Abstract
With the development of CRISPR/Cas9-mediated gene editing technologies, correction of disease- causing mutations has become possible. However, current gene correction strategies preclude mutation repair in post-mitotic cells of human tissues, and a unique repair strategy must be designed and tested for each and every mutation that may occur in a gene. We have developed a novel gene correction strategy, Co-opting Regulation Bypass Repair (CRBR), which can repair a spectrum of mutations in mitotic or post-mitotic cells and tissues.

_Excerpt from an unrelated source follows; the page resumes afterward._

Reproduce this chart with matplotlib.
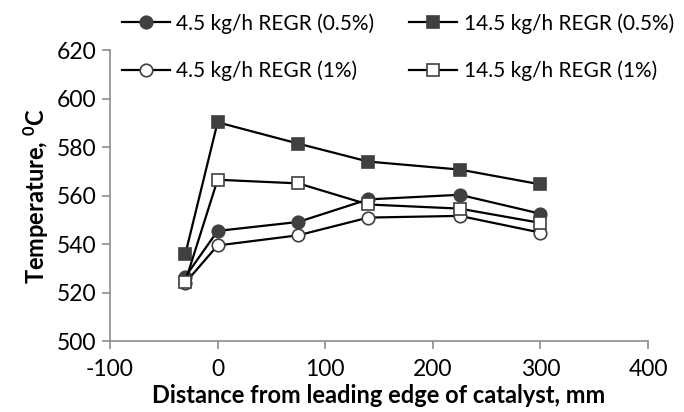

CRBR utilizes the non-homologous end-joining (NHEJ) pathway to insert a coding sequence (CDS) and transcription/translation terminators targeted upstream of any CDS mutation and downstream of the transcriptional promoter. CRBR gene repair results in simultaneous co-option of the endogenous regulatory region and bypass of the genetic defect. We demonstrated the potential of CRBR strategy for human gene therapy by rescuing a mouse model of the Wolcott-Rallison syndrome (WRS) with permanent neonatal diabetes caused by either large deletion or nonsense mutation in the PERK (EIF2AK3) gene. Additionally, we expressed a GFP CDS-terminator cassette that was integrated downstream of the human insulin promoter in cadaver pancreatic islets of Langerhans which paves the way for autologous cell-tissue replacement therapy for gene repair in beta cells.
Competing Interest Statement
The authors have declared no competing interest.